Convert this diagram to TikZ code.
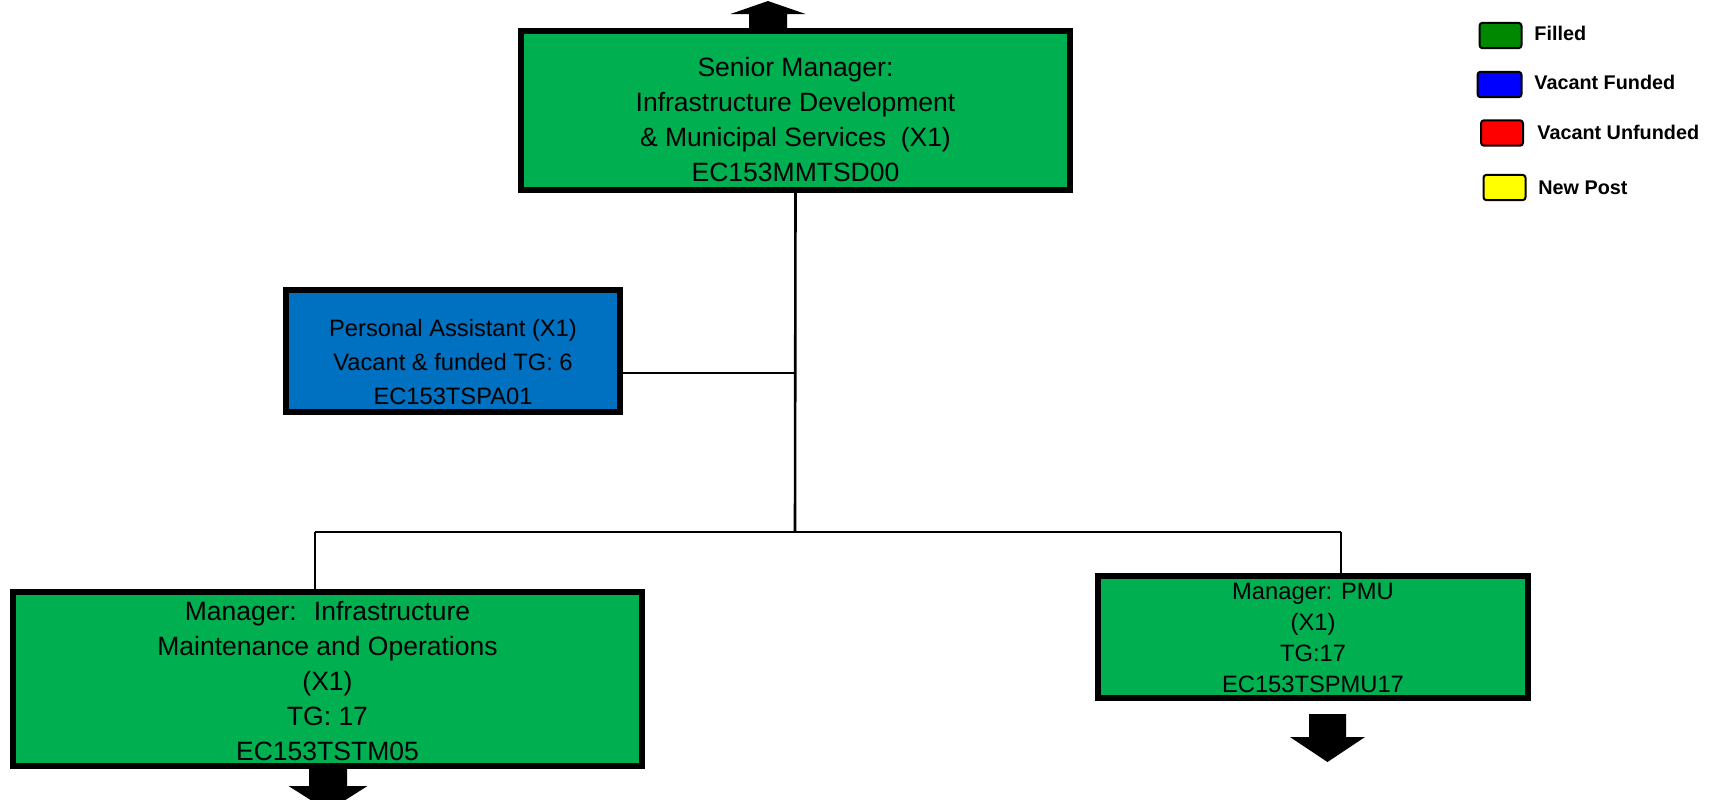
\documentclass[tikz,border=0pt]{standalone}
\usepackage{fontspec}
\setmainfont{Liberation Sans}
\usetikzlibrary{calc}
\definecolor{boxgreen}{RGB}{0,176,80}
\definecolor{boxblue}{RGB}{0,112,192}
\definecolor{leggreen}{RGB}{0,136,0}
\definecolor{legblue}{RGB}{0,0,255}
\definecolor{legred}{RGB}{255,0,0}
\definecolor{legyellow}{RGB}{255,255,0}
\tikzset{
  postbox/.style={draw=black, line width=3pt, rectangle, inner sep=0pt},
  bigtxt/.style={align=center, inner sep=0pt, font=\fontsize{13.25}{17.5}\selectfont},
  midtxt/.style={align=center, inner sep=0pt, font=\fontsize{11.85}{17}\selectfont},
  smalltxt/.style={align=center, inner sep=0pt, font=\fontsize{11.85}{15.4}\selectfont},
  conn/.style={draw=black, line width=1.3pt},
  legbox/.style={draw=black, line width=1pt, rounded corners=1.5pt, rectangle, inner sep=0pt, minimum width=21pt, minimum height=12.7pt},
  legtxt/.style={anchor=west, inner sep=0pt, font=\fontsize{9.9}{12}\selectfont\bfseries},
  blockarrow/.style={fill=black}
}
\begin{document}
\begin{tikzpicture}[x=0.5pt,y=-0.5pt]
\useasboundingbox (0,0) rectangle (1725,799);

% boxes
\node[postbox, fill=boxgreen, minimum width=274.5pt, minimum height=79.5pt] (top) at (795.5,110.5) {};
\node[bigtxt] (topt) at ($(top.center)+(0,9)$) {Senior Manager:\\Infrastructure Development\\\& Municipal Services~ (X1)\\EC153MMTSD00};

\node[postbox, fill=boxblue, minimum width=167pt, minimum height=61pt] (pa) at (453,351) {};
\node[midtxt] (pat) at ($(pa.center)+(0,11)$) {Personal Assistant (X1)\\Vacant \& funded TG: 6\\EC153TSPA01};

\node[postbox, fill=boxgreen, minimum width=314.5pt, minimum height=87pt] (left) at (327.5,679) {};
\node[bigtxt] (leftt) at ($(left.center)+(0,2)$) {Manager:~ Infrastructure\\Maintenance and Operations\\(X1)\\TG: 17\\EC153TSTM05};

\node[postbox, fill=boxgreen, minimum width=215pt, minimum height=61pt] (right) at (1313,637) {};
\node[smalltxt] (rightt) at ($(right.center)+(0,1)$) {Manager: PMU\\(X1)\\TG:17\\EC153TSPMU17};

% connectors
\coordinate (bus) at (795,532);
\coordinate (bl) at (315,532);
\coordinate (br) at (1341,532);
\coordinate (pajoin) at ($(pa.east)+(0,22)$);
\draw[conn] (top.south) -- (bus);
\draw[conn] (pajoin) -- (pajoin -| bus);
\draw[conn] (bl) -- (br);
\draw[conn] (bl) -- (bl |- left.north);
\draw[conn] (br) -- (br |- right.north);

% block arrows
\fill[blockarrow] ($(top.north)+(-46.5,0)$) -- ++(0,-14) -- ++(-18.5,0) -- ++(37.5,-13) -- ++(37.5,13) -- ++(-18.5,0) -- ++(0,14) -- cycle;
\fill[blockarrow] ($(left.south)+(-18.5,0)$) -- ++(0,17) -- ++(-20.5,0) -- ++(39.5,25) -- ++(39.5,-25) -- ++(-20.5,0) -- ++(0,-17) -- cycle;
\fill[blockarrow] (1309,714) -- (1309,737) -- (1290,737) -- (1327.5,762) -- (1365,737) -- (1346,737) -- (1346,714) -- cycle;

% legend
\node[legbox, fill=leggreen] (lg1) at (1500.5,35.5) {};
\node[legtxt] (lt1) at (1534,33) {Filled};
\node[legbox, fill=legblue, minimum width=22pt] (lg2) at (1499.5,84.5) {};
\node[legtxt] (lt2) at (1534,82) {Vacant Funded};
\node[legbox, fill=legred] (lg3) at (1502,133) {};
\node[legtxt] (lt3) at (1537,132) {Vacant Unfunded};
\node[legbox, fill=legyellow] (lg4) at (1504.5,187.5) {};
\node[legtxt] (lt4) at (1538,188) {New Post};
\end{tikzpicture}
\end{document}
* * * *
→ WHAT TO PRODUCE:
Write out the material above once more, exactly as it reads, with no pictures.

→ COMPLETE OUTPUT:
Convert this diagram to TikZ code.
\documentclass[tikz,border=0pt]{standalone}
\usepackage{fontspec}
\setmainfont{Liberation Sans}
\usetikzlibrary{calc}
\definecolor{boxgreen}{RGB}{0,176,80}
\definecolor{boxblue}{RGB}{0,112,192}
\definecolor{leggreen}{RGB}{0,136,0}
\definecolor{legblue}{RGB}{0,0,255}
\definecolor{legred}{RGB}{255,0,0}
\definecolor{legyellow}{RGB}{255,255,0}
\tikzset{
  postbox/.style={draw=black, line width=3pt, rectangle, inner sep=0pt},
  bigtxt/.style={align=center, inner sep=0pt, font=\fontsize{13.25}{17.5}\selectfont},
  midtxt/.style={align=center, inner sep=0pt, font=\fontsize{11.85}{17}\selectfont},
  smalltxt/.style={align=center, inner sep=0pt, font=\fontsize{11.85}{15.4}\selectfont},
  conn/.style={draw=black, line width=1.3pt},
  legbox/.style={draw=black, line width=1pt, rounded corners=1.5pt, rectangle, inner sep=0pt, minimum width=21pt, minimum height=12.7pt},
  legtxt/.style={anchor=west, inner sep=0pt, font=\fontsize{9.9}{12}\selectfont\bfseries},
  blockarrow/.style={fill=black}
}
\begin{document}
\begin{tikzpicture}[x=0.5pt,y=-0.5pt]
\useasboundingbox (0,0) rectangle (1725,799);

% boxes
\node[postbox, fill=boxgreen, minimum width=274.5pt, minimum height=79.5pt] (top) at (795.5,110.5) {};
\node[bigtxt] (topt) at ($(top.center)+(0,9)$) {Senior Manager:\\Infrastructure Development\\\& Municipal Services~ (X1)\\EC153MMTSD00};

\node[postbox, fill=boxblue, minimum width=167pt, minimum height=61pt] (pa) at (453,351) {};
\node[midtxt] (pat) at ($(pa.center)+(0,11)$) {Personal Assistant (X1)\\Vacant \& funded TG: 6\\EC153TSPA01};

\node[postbox, fill=boxgreen, minimum width=314.5pt, minimum height=87pt] (left) at (327.5,679) {};
\node[bigtxt] (leftt) at ($(left.center)+(0,2)$) {Manager:~ Infrastructure\\Maintenance and Operations\\(X1)\\TG: 17\\EC153TSTM05};

\node[postbox, fill=boxgreen, minimum width=215pt, minimum height=61pt] (right) at (1313,637) {};
\node[smalltxt] (rightt) at ($(right.center)+(0,1)$) {Manager: PMU\\(X1)\\TG:17\\EC153TSPMU17};

% connectors
\coordinate (bus) at (795,532);
\coordinate (bl) at (315,532);
\coordinate (br) at (1341,532);
\coordinate (pajoin) at ($(pa.east)+(0,22)$);
\draw[conn] (top.south) -- (bus);
\draw[conn] (pajoin) -- (pajoin -| bus);
\draw[conn] (bl) -- (br);
\draw[conn] (bl) -- (bl |- left.north);
\draw[conn] (br) -- (br |- right.north);

% block arrows
\fill[blockarrow] ($(top.north)+(-46.5,0)$) -- ++(0,-14) -- ++(-18.5,0) -- ++(37.5,-13) -- ++(37.5,13) -- ++(-18.5,0) -- ++(0,14) -- cycle;
\fill[blockarrow] ($(left.south)+(-18.5,0)$) -- ++(0,17) -- ++(-20.5,0) -- ++(39.5,25) -- ++(39.5,-25) -- ++(-20.5,0) -- ++(0,-17) -- cycle;
\fill[blockarrow] (1309,714) -- (1309,737) -- (1290,737) -- (1327.5,762) -- (1365,737) -- (1346,737) -- (1346,714) -- cycle;

% legend
\node[legbox, fill=leggreen] (lg1) at (1500.5,35.5) {};
\node[legtxt] (lt1) at (1534,33) {Filled};
\node[legbox, fill=legblue, minimum width=22pt] (lg2) at (1499.5,84.5) {};
\node[legtxt] (lt2) at (1534,82) {Vacant Funded};
\node[legbox, fill=legred] (lg3) at (1502,133) {};
\node[legtxt] (lt3) at (1537,132) {Vacant Unfunded};
\node[legbox, fill=legyellow] (lg4) at (1504.5,187.5) {};
\node[legtxt] (lt4) at (1538,188) {New Post};
\end{tikzpicture}
\end{document}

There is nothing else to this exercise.